Directions
Print the material below exactly as it stands, please, from its first line to the line holding "1.6166, 1.618, 1.619];", with no pictures.

····················

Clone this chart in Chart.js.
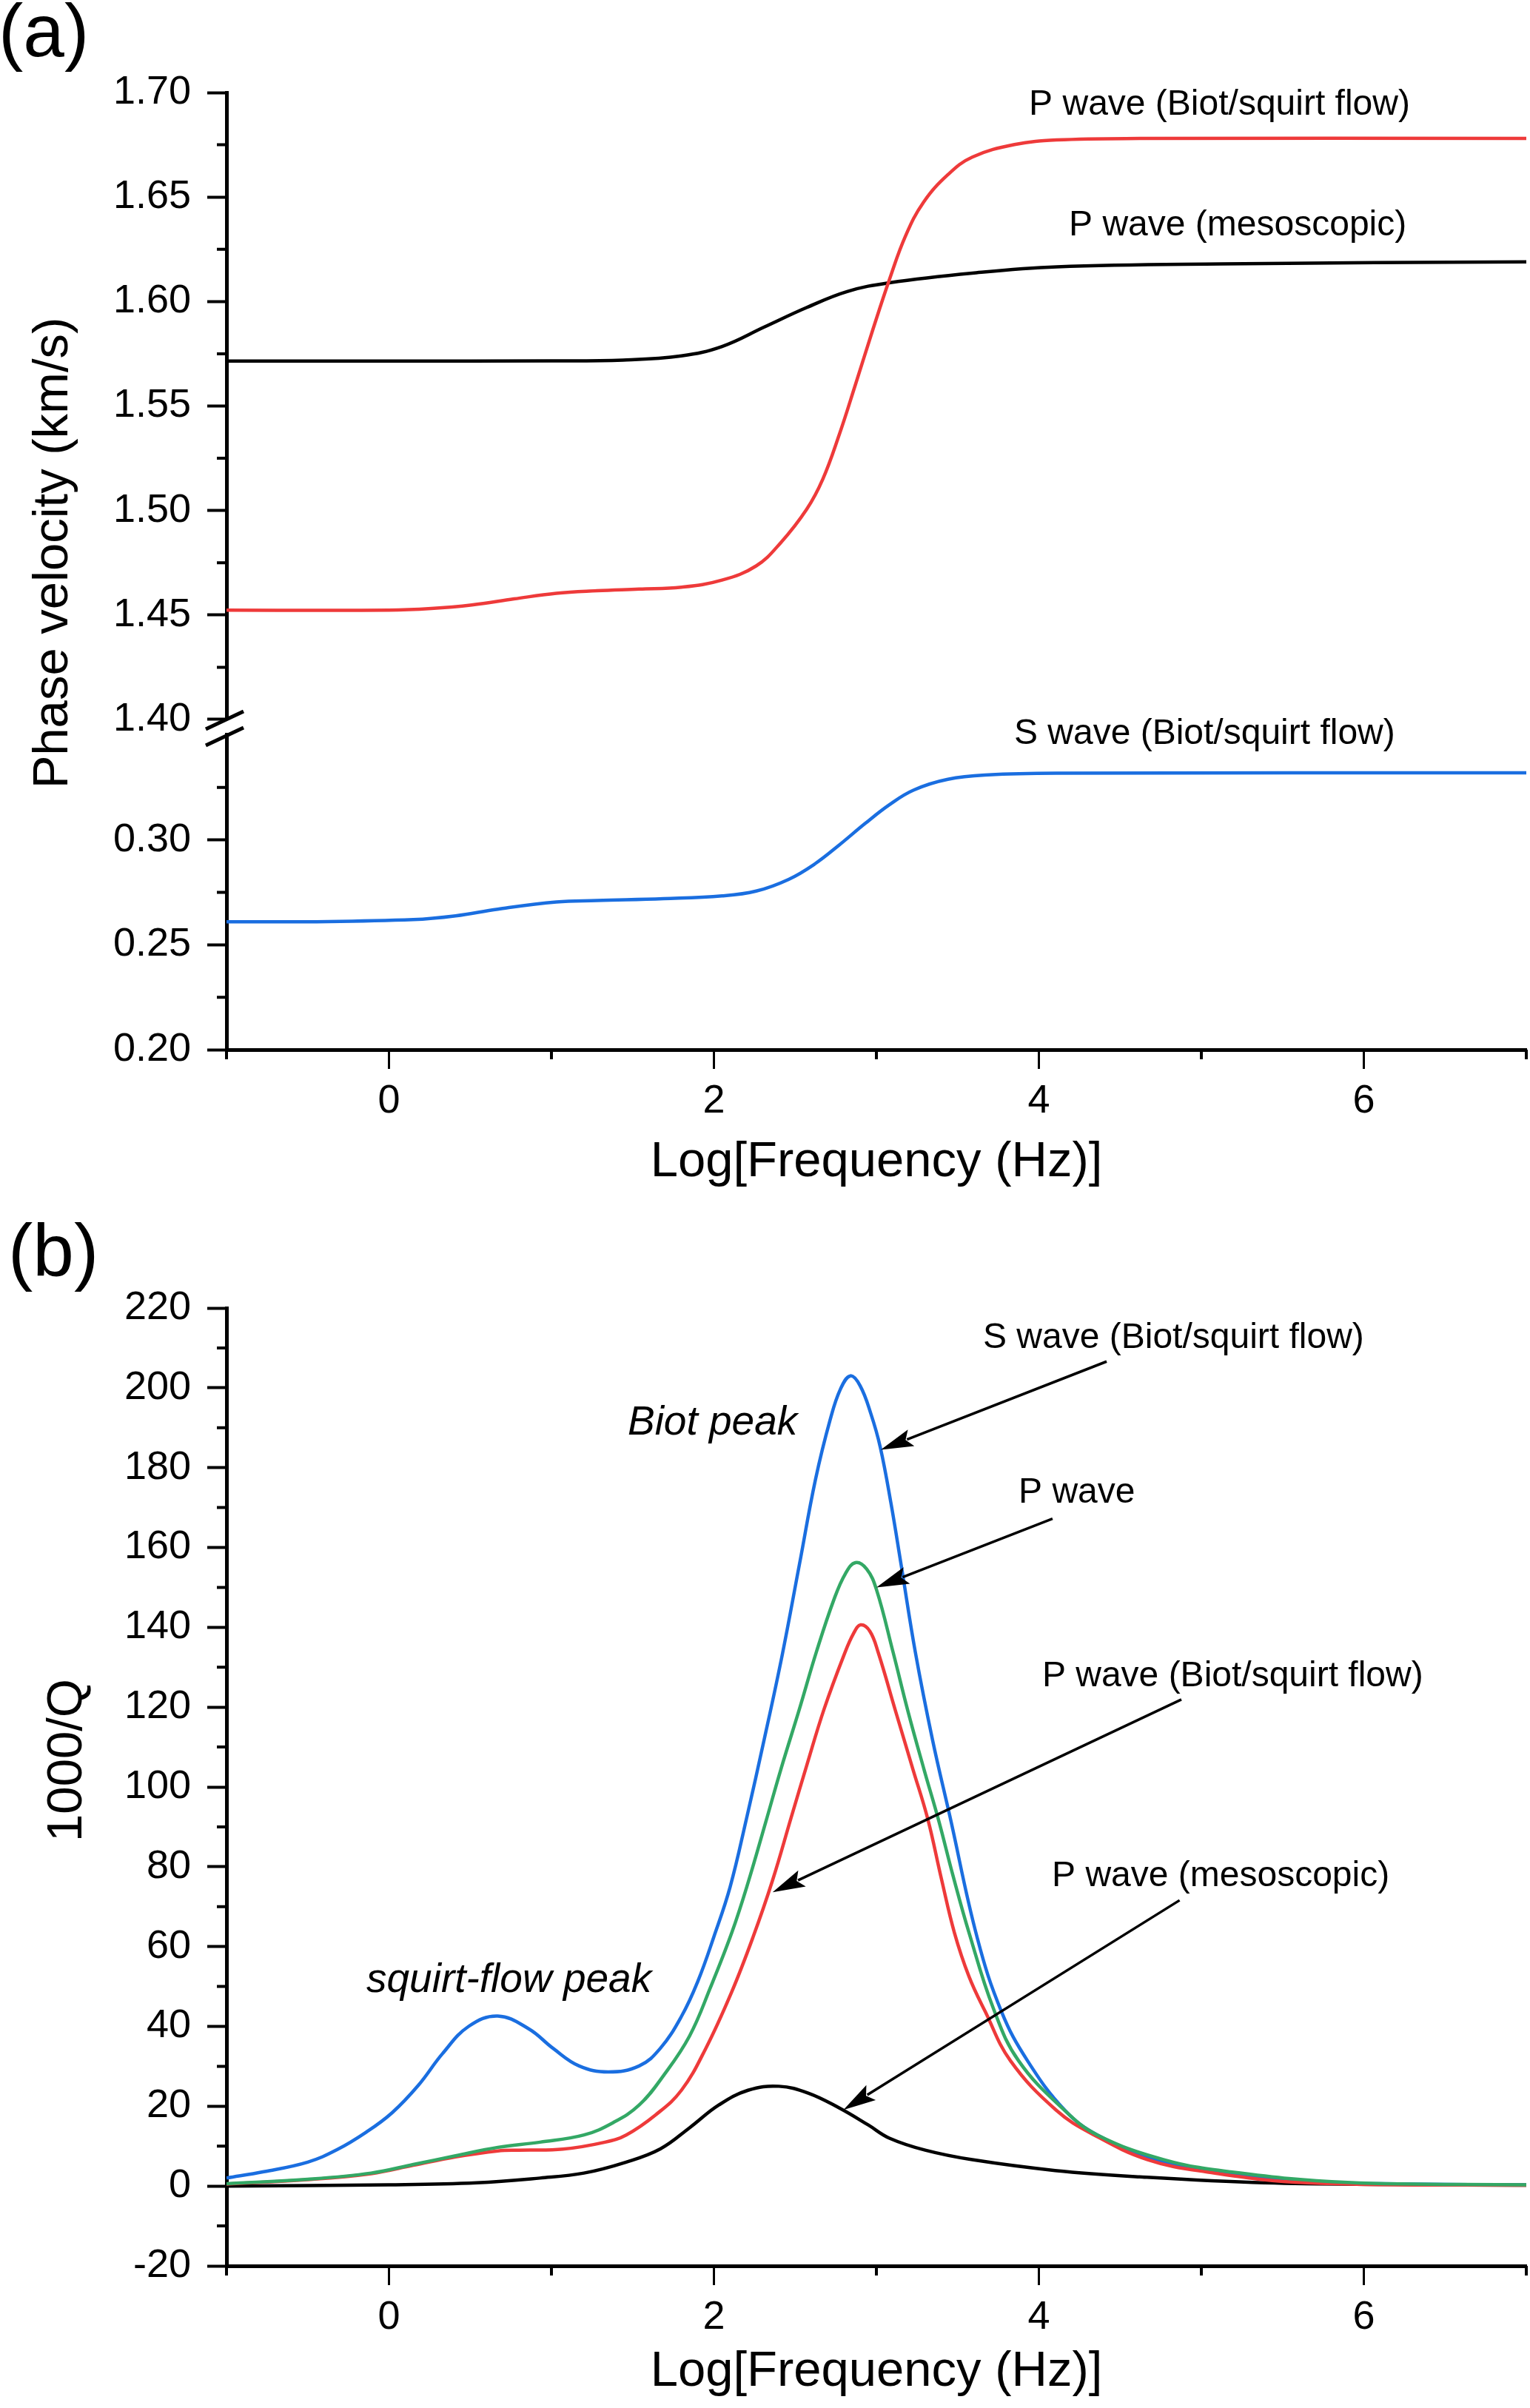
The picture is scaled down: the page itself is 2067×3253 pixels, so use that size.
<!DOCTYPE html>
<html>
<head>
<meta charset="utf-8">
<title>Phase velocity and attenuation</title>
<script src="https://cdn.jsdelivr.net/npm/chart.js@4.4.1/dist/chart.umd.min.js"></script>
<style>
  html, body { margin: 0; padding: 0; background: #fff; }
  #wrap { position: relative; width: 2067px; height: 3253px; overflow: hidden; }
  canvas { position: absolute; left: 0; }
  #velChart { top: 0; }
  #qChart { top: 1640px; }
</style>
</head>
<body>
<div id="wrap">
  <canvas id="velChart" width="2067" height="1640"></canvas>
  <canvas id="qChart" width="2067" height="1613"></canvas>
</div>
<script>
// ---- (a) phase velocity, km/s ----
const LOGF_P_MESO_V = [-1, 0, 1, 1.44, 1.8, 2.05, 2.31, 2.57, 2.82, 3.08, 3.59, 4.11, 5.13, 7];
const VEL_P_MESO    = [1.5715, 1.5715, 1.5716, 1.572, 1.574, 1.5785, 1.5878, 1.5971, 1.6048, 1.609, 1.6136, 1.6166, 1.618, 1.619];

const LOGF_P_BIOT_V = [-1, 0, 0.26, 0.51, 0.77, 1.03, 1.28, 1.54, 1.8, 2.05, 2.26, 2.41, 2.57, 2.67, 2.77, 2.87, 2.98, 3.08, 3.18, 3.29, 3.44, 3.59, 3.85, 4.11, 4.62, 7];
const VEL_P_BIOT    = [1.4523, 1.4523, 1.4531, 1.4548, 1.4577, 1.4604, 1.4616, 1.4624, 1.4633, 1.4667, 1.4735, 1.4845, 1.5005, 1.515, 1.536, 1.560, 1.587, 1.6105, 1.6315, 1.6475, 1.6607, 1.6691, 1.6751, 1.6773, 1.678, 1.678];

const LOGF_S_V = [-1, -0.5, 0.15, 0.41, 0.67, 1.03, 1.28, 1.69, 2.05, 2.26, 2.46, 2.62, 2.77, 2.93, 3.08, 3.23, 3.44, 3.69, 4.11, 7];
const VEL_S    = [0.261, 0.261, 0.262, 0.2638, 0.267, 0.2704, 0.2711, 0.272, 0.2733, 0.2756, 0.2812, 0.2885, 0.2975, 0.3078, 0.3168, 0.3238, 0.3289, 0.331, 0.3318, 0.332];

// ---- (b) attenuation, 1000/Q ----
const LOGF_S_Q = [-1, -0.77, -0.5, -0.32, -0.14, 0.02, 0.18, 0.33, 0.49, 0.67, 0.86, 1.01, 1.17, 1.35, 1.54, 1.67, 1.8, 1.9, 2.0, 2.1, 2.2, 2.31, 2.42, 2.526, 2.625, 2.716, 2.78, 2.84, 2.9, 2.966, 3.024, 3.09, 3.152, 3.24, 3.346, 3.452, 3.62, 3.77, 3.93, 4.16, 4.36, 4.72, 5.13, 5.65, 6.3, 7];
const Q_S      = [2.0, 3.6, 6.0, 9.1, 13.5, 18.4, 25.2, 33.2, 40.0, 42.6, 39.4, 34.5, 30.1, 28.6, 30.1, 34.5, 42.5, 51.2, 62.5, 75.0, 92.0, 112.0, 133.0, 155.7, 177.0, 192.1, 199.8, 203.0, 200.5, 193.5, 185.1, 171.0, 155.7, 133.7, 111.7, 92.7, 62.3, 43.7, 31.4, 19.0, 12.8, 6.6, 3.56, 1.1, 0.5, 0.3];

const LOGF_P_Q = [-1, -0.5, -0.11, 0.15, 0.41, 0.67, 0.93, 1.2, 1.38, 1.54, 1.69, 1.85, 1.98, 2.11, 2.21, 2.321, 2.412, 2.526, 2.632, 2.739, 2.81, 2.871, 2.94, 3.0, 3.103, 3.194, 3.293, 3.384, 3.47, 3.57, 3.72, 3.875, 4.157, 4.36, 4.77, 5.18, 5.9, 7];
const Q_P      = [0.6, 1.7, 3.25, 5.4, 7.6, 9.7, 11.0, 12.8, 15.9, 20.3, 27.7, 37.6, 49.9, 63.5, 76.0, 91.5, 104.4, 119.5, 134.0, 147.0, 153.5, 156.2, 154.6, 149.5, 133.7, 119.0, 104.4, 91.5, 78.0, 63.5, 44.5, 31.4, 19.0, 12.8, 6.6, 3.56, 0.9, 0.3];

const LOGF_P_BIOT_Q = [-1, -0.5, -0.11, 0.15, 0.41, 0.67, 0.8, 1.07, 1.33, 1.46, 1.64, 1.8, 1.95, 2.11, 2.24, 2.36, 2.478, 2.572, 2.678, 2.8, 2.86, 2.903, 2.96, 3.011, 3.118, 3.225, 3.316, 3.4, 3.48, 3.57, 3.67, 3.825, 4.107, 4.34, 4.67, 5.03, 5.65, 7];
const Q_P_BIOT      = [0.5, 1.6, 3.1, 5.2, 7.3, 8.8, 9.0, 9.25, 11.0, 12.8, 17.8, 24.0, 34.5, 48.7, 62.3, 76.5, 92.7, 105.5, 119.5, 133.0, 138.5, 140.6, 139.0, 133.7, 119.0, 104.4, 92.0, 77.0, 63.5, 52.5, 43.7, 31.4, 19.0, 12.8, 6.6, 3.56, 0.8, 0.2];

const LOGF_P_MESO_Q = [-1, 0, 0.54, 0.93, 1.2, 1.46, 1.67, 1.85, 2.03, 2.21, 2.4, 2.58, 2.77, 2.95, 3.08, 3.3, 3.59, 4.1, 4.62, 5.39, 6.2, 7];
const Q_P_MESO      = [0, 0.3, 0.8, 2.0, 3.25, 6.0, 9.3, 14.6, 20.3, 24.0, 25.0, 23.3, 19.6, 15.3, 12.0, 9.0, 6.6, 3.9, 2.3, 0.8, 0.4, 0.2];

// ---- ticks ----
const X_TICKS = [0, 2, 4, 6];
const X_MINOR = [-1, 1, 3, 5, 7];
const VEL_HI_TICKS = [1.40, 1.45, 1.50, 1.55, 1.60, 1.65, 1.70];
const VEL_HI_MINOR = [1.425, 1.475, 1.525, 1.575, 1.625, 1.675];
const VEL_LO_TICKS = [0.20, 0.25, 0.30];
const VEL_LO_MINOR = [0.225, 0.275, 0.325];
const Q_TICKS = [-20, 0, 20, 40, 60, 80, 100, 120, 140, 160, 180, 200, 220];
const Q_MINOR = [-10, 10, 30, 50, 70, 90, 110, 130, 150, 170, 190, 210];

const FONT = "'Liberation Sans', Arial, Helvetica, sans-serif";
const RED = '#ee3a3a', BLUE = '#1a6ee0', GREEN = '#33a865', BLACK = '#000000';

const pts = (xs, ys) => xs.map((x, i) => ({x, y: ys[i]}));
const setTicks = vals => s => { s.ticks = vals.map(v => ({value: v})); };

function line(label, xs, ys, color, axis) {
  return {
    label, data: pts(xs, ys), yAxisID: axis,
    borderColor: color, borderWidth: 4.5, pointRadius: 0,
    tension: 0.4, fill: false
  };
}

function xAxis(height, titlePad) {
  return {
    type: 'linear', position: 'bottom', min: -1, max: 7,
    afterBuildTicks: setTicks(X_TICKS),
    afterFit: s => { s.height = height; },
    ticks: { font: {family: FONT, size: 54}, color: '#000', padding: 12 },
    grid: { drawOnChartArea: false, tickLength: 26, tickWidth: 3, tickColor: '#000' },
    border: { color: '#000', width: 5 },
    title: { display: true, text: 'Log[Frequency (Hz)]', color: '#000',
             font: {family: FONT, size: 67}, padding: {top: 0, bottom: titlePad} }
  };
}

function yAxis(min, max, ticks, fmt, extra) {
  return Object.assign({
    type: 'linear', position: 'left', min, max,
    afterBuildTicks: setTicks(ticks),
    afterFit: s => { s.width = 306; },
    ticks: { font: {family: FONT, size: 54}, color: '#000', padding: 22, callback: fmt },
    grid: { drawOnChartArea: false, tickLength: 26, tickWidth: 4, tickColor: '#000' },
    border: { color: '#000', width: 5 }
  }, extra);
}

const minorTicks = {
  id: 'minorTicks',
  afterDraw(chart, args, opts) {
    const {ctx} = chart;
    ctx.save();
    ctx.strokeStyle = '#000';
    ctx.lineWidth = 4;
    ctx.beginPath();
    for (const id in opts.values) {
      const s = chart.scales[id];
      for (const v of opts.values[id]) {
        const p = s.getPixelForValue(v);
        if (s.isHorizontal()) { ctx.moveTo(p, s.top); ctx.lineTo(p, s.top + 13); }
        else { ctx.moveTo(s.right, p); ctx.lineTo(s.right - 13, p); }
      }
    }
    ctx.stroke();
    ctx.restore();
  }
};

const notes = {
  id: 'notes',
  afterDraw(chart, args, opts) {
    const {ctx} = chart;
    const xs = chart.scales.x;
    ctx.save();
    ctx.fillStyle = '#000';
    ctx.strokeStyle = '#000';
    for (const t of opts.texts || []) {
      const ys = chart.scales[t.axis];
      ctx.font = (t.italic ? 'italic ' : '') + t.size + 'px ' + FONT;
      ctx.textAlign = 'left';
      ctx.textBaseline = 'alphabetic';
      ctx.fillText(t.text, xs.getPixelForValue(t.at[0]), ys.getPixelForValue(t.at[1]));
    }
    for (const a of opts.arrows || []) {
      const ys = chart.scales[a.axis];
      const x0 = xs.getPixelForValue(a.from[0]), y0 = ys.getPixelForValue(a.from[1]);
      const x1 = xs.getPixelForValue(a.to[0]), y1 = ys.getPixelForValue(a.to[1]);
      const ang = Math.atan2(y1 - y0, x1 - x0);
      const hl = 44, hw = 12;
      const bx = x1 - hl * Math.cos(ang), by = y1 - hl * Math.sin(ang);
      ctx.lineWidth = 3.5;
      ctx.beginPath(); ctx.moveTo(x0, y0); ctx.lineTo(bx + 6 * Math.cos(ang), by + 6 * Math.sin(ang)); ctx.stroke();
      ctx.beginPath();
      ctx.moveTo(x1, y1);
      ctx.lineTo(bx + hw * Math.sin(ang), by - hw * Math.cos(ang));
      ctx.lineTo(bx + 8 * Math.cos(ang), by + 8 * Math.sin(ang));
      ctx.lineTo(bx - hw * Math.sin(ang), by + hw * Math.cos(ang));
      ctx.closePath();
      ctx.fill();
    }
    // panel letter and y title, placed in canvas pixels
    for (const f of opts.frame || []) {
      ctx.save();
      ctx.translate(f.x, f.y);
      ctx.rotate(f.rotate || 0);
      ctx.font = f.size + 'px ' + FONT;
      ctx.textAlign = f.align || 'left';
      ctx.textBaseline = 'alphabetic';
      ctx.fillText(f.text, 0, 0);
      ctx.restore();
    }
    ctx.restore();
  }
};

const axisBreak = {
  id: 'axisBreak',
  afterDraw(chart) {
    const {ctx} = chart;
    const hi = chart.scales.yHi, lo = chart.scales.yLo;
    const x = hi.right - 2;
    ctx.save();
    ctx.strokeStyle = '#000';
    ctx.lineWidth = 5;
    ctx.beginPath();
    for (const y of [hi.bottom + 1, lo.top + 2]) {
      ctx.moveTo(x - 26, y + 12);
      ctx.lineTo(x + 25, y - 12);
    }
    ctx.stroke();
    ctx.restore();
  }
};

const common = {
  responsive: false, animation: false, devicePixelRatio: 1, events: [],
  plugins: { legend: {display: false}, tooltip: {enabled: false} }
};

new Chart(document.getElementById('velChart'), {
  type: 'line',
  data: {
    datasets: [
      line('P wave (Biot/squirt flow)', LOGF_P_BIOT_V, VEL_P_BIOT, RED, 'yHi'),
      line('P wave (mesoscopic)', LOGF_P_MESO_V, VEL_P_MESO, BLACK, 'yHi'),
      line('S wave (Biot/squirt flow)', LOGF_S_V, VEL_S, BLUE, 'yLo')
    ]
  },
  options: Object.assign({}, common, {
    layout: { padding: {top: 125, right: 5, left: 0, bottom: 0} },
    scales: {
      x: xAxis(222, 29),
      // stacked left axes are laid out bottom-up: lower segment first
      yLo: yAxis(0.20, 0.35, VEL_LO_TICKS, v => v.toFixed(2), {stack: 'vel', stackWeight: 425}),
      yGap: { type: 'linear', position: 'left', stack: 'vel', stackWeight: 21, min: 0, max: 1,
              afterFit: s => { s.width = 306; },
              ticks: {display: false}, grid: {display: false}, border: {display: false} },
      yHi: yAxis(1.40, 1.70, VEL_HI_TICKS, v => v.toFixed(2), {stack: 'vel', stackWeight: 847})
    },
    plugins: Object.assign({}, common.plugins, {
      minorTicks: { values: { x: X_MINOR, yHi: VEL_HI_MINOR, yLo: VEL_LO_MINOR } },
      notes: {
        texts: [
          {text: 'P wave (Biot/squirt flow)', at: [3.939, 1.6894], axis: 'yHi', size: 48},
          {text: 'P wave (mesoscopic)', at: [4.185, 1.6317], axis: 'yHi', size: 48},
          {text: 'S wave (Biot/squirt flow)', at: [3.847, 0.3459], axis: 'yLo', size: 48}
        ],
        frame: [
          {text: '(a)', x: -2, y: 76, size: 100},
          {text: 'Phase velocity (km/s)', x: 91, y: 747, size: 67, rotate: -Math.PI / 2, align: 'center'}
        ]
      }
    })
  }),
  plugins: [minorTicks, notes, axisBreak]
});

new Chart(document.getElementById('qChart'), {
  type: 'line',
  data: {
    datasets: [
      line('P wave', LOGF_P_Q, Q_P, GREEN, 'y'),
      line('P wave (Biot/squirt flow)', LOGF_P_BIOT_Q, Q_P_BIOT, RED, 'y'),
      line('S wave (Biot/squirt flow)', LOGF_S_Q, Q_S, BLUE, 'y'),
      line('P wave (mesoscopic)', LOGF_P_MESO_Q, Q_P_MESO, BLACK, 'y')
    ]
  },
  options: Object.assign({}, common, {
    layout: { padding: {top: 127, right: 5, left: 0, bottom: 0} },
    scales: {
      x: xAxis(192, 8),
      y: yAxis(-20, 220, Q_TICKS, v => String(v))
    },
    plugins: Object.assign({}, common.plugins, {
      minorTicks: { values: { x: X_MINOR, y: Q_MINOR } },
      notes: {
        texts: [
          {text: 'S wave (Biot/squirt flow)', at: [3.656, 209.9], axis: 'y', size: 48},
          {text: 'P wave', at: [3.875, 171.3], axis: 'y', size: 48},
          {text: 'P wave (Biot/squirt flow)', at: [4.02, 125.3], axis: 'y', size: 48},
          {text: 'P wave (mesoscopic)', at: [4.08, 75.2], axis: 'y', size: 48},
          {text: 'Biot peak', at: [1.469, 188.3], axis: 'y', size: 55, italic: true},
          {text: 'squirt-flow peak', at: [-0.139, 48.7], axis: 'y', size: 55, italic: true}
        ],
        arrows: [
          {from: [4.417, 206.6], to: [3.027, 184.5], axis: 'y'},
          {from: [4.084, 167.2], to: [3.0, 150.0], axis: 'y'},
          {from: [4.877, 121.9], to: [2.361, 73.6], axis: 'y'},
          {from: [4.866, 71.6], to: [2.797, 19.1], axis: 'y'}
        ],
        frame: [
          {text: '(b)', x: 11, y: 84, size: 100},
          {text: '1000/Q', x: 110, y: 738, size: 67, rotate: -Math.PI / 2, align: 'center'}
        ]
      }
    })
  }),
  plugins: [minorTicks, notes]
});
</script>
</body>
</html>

····················

Answer for the task
Clone this chart in Chart.js.
The picture is scaled down: the page itself is 2067×3253 pixels, so use that size.
<!DOCTYPE html>
<html>
<head>
<meta charset="utf-8">
<title>Phase velocity and attenuation</title>
<script src="https://cdn.jsdelivr.net/npm/chart.js@4.4.1/dist/chart.umd.min.js"></script>
<style>
  html, body { margin: 0; padding: 0; background: #fff; }
  #wrap { position: relative; width: 2067px; height: 3253px; overflow: hidden; }
  canvas { position: absolute; left: 0; }
  #velChart { top: 0; }
  #qChart { top: 1640px; }
</style>
</head>
<body>
<div id="wrap">
  <canvas id="velChart" width="2067" height="1640"></canvas>
  <canvas id="qChart" width="2067" height="1613"></canvas>
</div>
<script>
// ---- (a) phase velocity, km/s ----
const LOGF_P_MESO_V = [-1, 0, 1, 1.44, 1.8, 2.05, 2.31, 2.57, 2.82, 3.08, 3.59, 4.11, 5.13, 7];
const VEL_P_MESO    = [1.5715, 1.5715, 1.5716, 1.572, 1.574, 1.5785, 1.5878, 1.5971, 1.6048, 1.609, 1.6136, 1.6166, 1.618, 1.619];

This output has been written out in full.